Tribuna

Ignacio Asenjo

Europa, entre pragmatismo e idealismo

LA construcción europea es un proceso tan complejo que admite a la vez interpretaciones prácticamente opuestas. Es una obra guiada por el idealismo, por la voluntad de imponer la fraternidad entre los pueblos sobre las sangrientas rivalidades del pasado, del mismo modo que aspira a construir una nueva concepción del Estado, transnacional, basado en el diálogo, en la técnica y en la razón, no en los mitos oscuros ni en las fronteras dibujadas por los agravios enfrentados.

Al mismo tiempo, la construcción europea es también un sobrio ejercicio de pragmatismo. Se trata de abrir mercados para generar riqueza, de eliminar trabas a la circulación de mercancías, de establecer normas comunes para evitar discriminaciones, de poner en común, en manos de fríos tecnócratas, aquellas políticas que son más eficaces al nivel europeo.

La creación de la moneda única, que en su momento aplaudimos todos y que vemos hoy como un gravísimo error, refleja esa ambigüedad.

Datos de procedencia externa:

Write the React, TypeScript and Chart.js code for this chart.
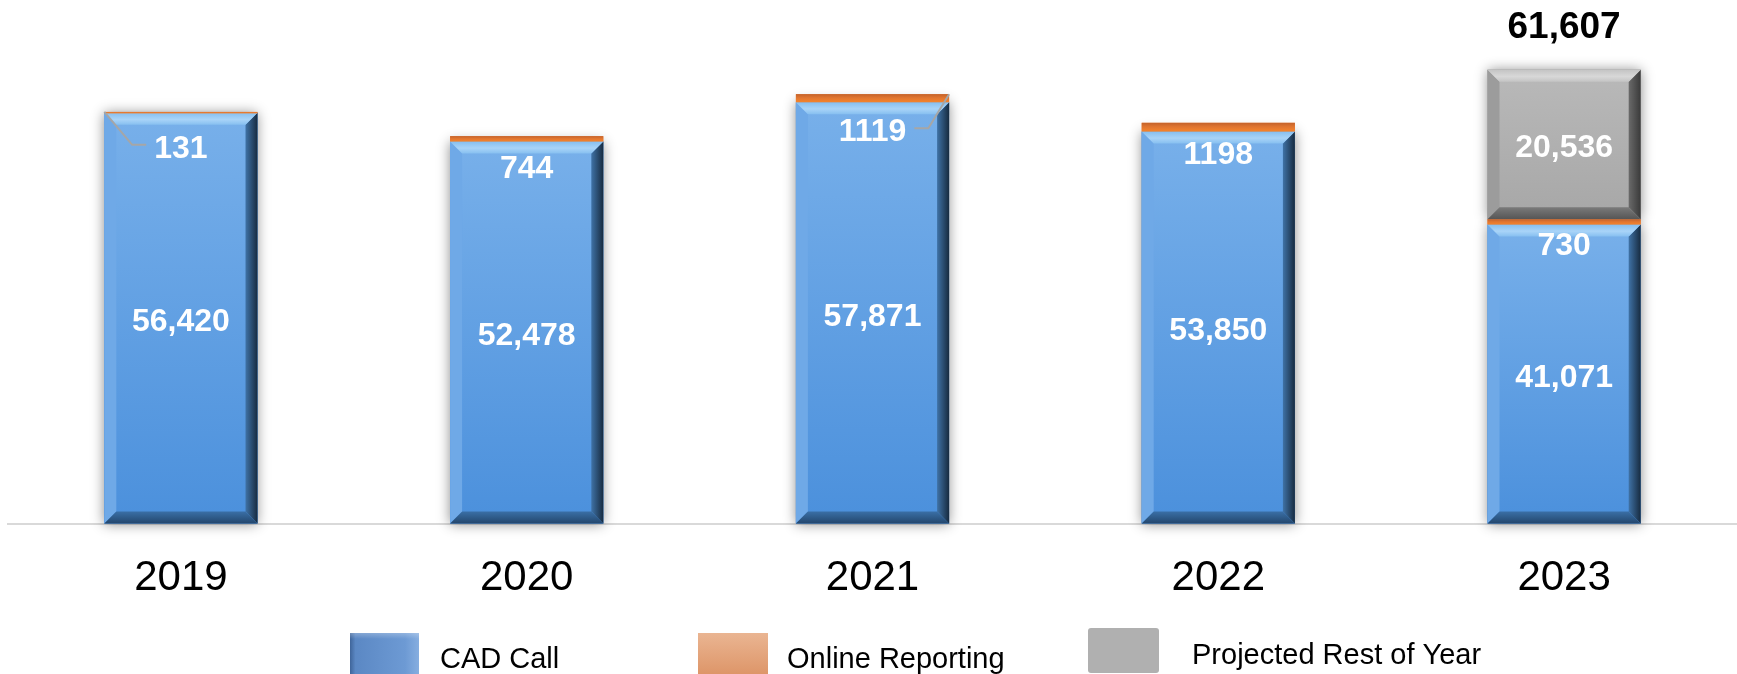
import React, { useEffect, useRef } from 'react';
import { Chart, registerables } from 'chart.js';

Chart.register(...registerables);

// ---------- data ----------
const years = ['2019', '2020', '2021', '2022', '2023'];
const cadCalls = [56420, 52478, 57871, 53850, 41071];
const onlineReports = [131, 744, 1119, 1198, 730];
const projectedRest = [0, 0, 0, 0, 20536];
const seriesNames = ['CAD Call', 'Online Reporting', 'Projected Rest of Year'];

// ---------- style ----------
const W = 1737;
const H = 674;
const FONT = '"Liberation Sans", Arial, Helvetica, sans-serif';
const leaderSides = ['left', '', 'right', '', ''];
const onlineLabelOffsets = [36, 28, 30, 24, 22];
const TEXT_DY = 4;

type BevelStyle = {
  faceTop: string;
  faceBottom: string;
  topA: string;
  topB: string;
  left: string;
  rightIn: string;
  rightOut: string;
  bottomIn: string;
  bottomOut: string;
};

const blueStyle: BevelStyle = {
  faceTop: '#78b0ea',
  faceBottom: '#4b90dc',
  topA: '#a9d4f8',
  topB: '#86bff0',
  left: '#6fa9e7',
  rightIn: '#3f72a6',
  rightOut: '#172b40',
  bottomIn: '#3a6fa6',
  bottomOut: '#23466c',
};

const grayStyle: BevelStyle = {
  faceTop: '#b9b9b9',
  faceBottom: '#a7a7a7',
  topA: '#d8d8d8',
  topB: '#c4c4c4',
  left: '#9c9c9c',
  rightIn: '#6a6a6a',
  rightOut: '#3a3a3a',
  bottomIn: '#7a7a7a',
  bottomOut: '#555555',
};

function rectOf(el: any) {
  const p = el.getProps(['x', 'y', 'base', 'width'], true);
  const l = p.x - p.width / 2;
  const r = p.x + p.width / 2;
  const t = Math.min(p.y, p.base);
  const b = Math.max(p.y, p.base);
  return { l, r, t, b, x: p.x };
}

function poly(ctx: CanvasRenderingContext2D, pts: number[][], fill: any) {
  ctx.beginPath();
  ctx.moveTo(pts[0][0], pts[0][1]);
  for (let i = 1; i < pts.length; i++) ctx.lineTo(pts[i][0], pts[i][1]);
  ctx.closePath();
  ctx.fillStyle = fill;
  ctx.fill();
}

function drawBevelBar(ctx: CanvasRenderingContext2D, rc: any, st: BevelStyle) {
  const { l, r, t, b } = rc;
  const h = b - t;
  if (h < 1) return;
  const bv = Math.min(12, h / 3, (r - l) / 4);
  const face = ctx.createLinearGradient(0, t, 0, b);
  face.addColorStop(0, st.faceTop);
  face.addColorStop(1, st.faceBottom);
  ctx.fillStyle = face;
  ctx.fillRect(l, t, r - l, h);
  poly(ctx, [[l, t], [l + bv, t + bv], [l + bv, b - bv], [l, b]], st.left);
  const rg = ctx.createLinearGradient(r - bv, 0, r, 0);
  rg.addColorStop(0, st.rightIn);
  rg.addColorStop(1, st.rightOut);
  poly(ctx, [[r, t], [r, b], [r - bv, b - bv], [r - bv, t + bv]], rg);
  const bg = ctx.createLinearGradient(0, b - bv, 0, b);
  bg.addColorStop(0, st.bottomIn);
  bg.addColorStop(1, st.bottomOut);
  poly(ctx, [[l, b], [r, b], [r - bv, b - bv], [l + bv, b - bv]], bg);
  const tg = ctx.createLinearGradient(0, t, 0, t + bv);
  tg.addColorStop(0, st.topB);
  tg.addColorStop(0.55, st.topA);
  tg.addColorStop(1, st.topB);
  poly(ctx, [[l, t], [r, t], [r - bv, t + bv], [l + bv, t + bv]], tg);
}

const barLookPlugin = {
  id: 'barLook',
  beforeDatasetsDraw(chart: any) {
    const ctx: CanvasRenderingContext2D = chart.ctx;
    [0, 2].forEach((di) => {
      const meta = chart.getDatasetMeta(di);
      const vals = chart.data.datasets[di].data as number[];
      meta.data.forEach((el: any, i: number) => {
        if (!vals[i]) return;
        const rc = rectOf(el);
        ctx.save();
        ctx.shadowColor = 'rgba(0,0,0,0.45)';
        ctx.shadowBlur = 12;
        ctx.fillStyle = '#777';
        ctx.fillRect(rc.l, rc.t, rc.r - rc.l, rc.b - rc.t);
        ctx.restore();
      });
    });
  },
  afterDatasetsDraw(chart: any) {
    const ctx: CanvasRenderingContext2D = chart.ctx;
    ctx.save();
    const styles: Record<number, BevelStyle> = { 0: blueStyle, 2: grayStyle };
    [0, 2].forEach((di) => {
      const meta = chart.getDatasetMeta(di);
      const vals = chart.data.datasets[di].data as number[];
      meta.data.forEach((el: any, i: number) => {
        if (!vals[i]) return;
        drawBevelBar(ctx, rectOf(el), styles[di]);
      });
    });
    const om = chart.getDatasetMeta(1);
    om.data.forEach((el: any) => {
      const rc = rectOf(el);
      if (rc.b - rc.t < 0.5) return;
      const g = ctx.createLinearGradient(0, rc.t, 0, rc.b);
      g.addColorStop(0, '#c4622a');
      g.addColorStop(0.45, '#e07530');
      g.addColorStop(1, '#f5842c');
      ctx.fillStyle = g;
      ctx.fillRect(rc.l, rc.t, rc.r - rc.l, Math.max(rc.b - rc.t, 1.5));
    });
    ctx.restore();
  },
  afterDraw(chart: any) {
    const ctx: CanvasRenderingContext2D = chart.ctx;
    ctx.save();
    ctx.textAlign = 'center';
    ctx.textBaseline = 'middle';
    const cadMeta = chart.getDatasetMeta(0);
    const onMeta = chart.getDatasetMeta(1);
    const prMeta = chart.getDatasetMeta(2);
    cadMeta.data.forEach((el: any, i: number) => {
      const rc = rectOf(el);
      ctx.font = `bold 32px ${FONT}`;
      ctx.fillStyle = '#ffffff';
      ctx.fillText(cadCalls[i].toLocaleString('en-US'), rc.x, (rc.t + rc.b) / 2 + TEXT_DY);
      const ly = rc.t + onlineLabelOffsets[i];
      const txt = String(onlineReports[i]);
      ctx.fillText(txt, rc.x, ly);
      const side = leaderSides[i];
      if (side) {
        const orc = rectOf(onMeta.data[i]);
        const tw = ctx.measureText(txt).width;
        const lineY = ly - TEXT_DY;
        ctx.strokeStyle = '#a6a6a6';
        ctx.lineWidth = 2;
        ctx.beginPath();
        if (side === 'left') {
          const ex = rc.x - tw / 2 - 8;
          ctx.moveTo(orc.l, orc.t);
          ctx.lineTo(ex - 14, lineY);
          ctx.lineTo(ex, lineY);
        } else {
          const ex = rc.x + tw / 2 + 8;
          ctx.moveTo(orc.r, orc.t);
          ctx.lineTo(ex + 14, lineY);
          ctx.lineTo(ex, lineY);
        }
        ctx.stroke();
      }
    });
    prMeta.data.forEach((el: any, i: number) => {
      if (!projectedRest[i]) return;
      const rc = rectOf(el);
      ctx.font = `bold 32px ${FONT}`;
      ctx.fillStyle = '#ffffff';
      ctx.fillText(projectedRest[i].toLocaleString('en-US'), rc.x, (rc.t + rc.b) / 2 + TEXT_DY);
      ctx.font = `bold 37px ${FONT}`;
      ctx.fillStyle = '#000000';
      ctx.fillText((cadCalls[i] + projectedRest[i]).toLocaleString('en-US'), rc.x, rc.t - 42);
    });

    const items = [
      { label: seriesNames[0], sx: 350, sy: 633, sw: 69, sh: 46, tx: 440, ty: 668, kind: 'blue' },
      { label: seriesNames[1], sx: 698, sy: 633, sw: 70, sh: 46, tx: 787, ty: 668, kind: 'orange' },
      { label: seriesNames[2], sx: 1088, sy: 628, sw: 71, sh: 45, tx: 1192, ty: 664, kind: 'gray' },
    ];
    items.forEach((it) => {
      if (it.kind === 'blue') {
        const g = ctx.createLinearGradient(it.sx, 0, it.sx + it.sw, 0);
        g.addColorStop(0, '#3f659a');
        g.addColorStop(0.08, '#5b88c4');
        g.addColorStop(0.8, '#6d9ad4');
        g.addColorStop(1, '#86aee0');
        ctx.fillStyle = g;
        ctx.fillRect(it.sx, it.sy, it.sw, it.sh);
        const tg = ctx.createLinearGradient(0, it.sy, 0, it.sy + 6);
        tg.addColorStop(0, 'rgba(255,255,255,0.25)');
        tg.addColorStop(1, 'rgba(255,255,255,0)');
        ctx.fillStyle = tg;
        ctx.fillRect(it.sx, it.sy, it.sw, 6);
      } else if (it.kind === 'orange') {
        const g = ctx.createLinearGradient(0, it.sy, 0, it.sy + it.sh);
        g.addColorStop(0, '#eab592');
        g.addColorStop(1, '#dc9264');
        ctx.fillStyle = g;
        ctx.fillRect(it.sx, it.sy, it.sw, it.sh);
      } else {
        ctx.fillStyle = '#b0b0b0';
        ctx.beginPath();
        (ctx as any).roundRect(it.sx, it.sy, it.sw, it.sh, 3);
        ctx.fill();
      }
      ctx.font = `29px ${FONT}`;
      ctx.fillStyle = '#000000';
      ctx.textAlign = 'left';
      ctx.textBaseline = 'alphabetic';
      ctx.fillText(it.label, it.tx, it.ty);
    });
    ctx.restore();
  },
};

export default function App() {
  const canvasRef = useRef<HTMLCanvasElement | null>(null);

  useEffect(() => {
    const canvas = canvasRef.current;
    if (!canvas) return;
    const chart = new Chart(canvas, {
      type: 'bar',
      data: {
        labels: years,
        datasets: [
          { label: seriesNames[0], data: cadCalls, backgroundColor: '#63a1e4', stack: 's' },
          { label: seriesNames[1], data: onlineReports, backgroundColor: '#ed7d31', stack: 's' },
          { label: seriesNames[2], data: projectedRest, backgroundColor: '#b0b0b0', stack: 's' },
        ],
      },
      options: {
        responsive: false,
        animation: false,
        devicePixelRatio: 1,
        layout: { padding: { left: 8, right: 0, top: 14, bottom: 40 } },
        datasets: { bar: { barPercentage: 0.443, categoryPercentage: 1 } },
        plugins: {
          legend: { display: false },
          tooltip: { enabled: false },
        },
        scales: {
          x: {
            stacked: true,
            grid: { display: false, drawTicks: false },
            border: { display: true, color: '#d9d9d9', width: 2 },
            ticks: {
              color: '#000000',
              padding: 30,
              font: { family: FONT, size: 42 },
            },
          },
          y: {
            stacked: true,
            display: false,
            min: 0,
            max: 70000,
          },
        },
      },
      plugins: [barLookPlugin],
    });
    return () => chart.destroy();
  }, []);

  return (
    <div style={{ position: 'absolute', left: 0, top: 0, width: W, height: H, background: '#ffffff' }}>
      <canvas ref={canvasRef} width={W} height={H} style={{ display: 'block', width: W, height: H }} />
    </div>
  );
}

Hay que recordar que el Euro no fue un capricho. Europa estaba harta de las crisis monetarias que generó la creación del sistema de libre flotación de monedas en 1971, una decisión unilateral de Estados Unidos. Las monedas europeas se vieron súbitamente expuestas a ataques especulativos, sometidas a fluctuaciones permanentes que generaban una enorme inestabilidad. Se probaron varias soluciones, como la Serpiente Monetaria Europea, que limitaban las oscilaciones entre las monedas comunitarias, pero el mal de la inestabilidad monetaria persistía.

Por tanto, la creación de la moneda única era un modo de encontrar una salida pragmática a un problema que estaba minando el potencial económico europeo. Pero, al mismo tiempo, fue también un capricho. Era un fenomenal símbolo de la integración, al que François Mitterrand, gran amante de los gestos políticos, no se podía resistir. Fue él quien obligó a Helmut Kohl a aceptar la idea de que la moneda única podía preceder a la unión política, convirtiéndola en condición sine qua non para apoyar la reunificación alemana, el gran deseo de Kohl. Éste creía que la unión monetaria sólo podía ser el resultado de un profundo proceso de integración, mientras el presidente francés pensaba que ese salto adelante arrastraría con su inercia al resto del proceso.

Los expertos de Bruselas apoyaron las tesis alemanas y subrayaron los riesgos que entrañaba la creación de una moneda única sin una mayor integración en diversas áreas, como la fiscalidad o la regulación bancaria. Fue el propio presidente de la Comisión, Jacques Delors, ex ministro de Mitterrand, quien defendió con mayor claridad esa tesis: mejor no hacerlo que hacerlo a medias. Pero la visión política se impuso y la unión monetaria nació como la única pata de una mesa muy inestable.

Aquella arriesgada apuesta podía haber salido bien si la construcción europea no hubiese entrado, a partir de mediados de los noventa, en una prolongada fase de apatía, marcada por referendos fallidos, por el choque de la ampliación al Este y por un confuso debate sobre su reforma institucional. En los años que han seguido a la creación del Euro, en 1999, los líderes políticos europeos han ignorado la inmensa obra de integración que quedaba por realizar, un grave error del que pagamos hoy las consecuencias.

Ahora toca avanzar hacia más Europa, aunque sólo sea por pragmatismo. Francia y los países del Sur piden la colectivización de la deuda y un papel más activo del BCE. Pero Alemania dice que nada de todo ello es concebible sin una política fiscal y presupuestaria común, que dé a Bruselas amplísimos poderes de decisión sobre los presupuestos nacionales sobre la base de criterios objetivos. Todo indica que nos tenemos que hacer a la idea de una cesión de soberanía hasta ahora inimaginable, el control en última instancia del presupuesto nacional. Se trata de una cesión tan sustancial que uno se pregunta si los gobiernos nacionales seguirán teniendo poder real.

Si Europa consigue salir de esta crisis con un gran salto hacia la integración, la gran asignatura pendiente será, pues, la de la legitimidad democrática. No se podrá dar tanto poder a anónimos expertos, ni siquiera a comisarios europeos que han sido elegidos en oscuras negociaciones entre jefes de Estado. Pero esa radical transformación requerirá algo más que calculado pragmatismo. Hará falta gente capaz de explicar que no se trata de claudicar ante los inflexibles alemanes, sino de superar colectivamente nuestras propias debilidades. En una palabra, necesitaremos líderes en lugar de demagogos y una pizca de idealismo en lugar de derrotismo.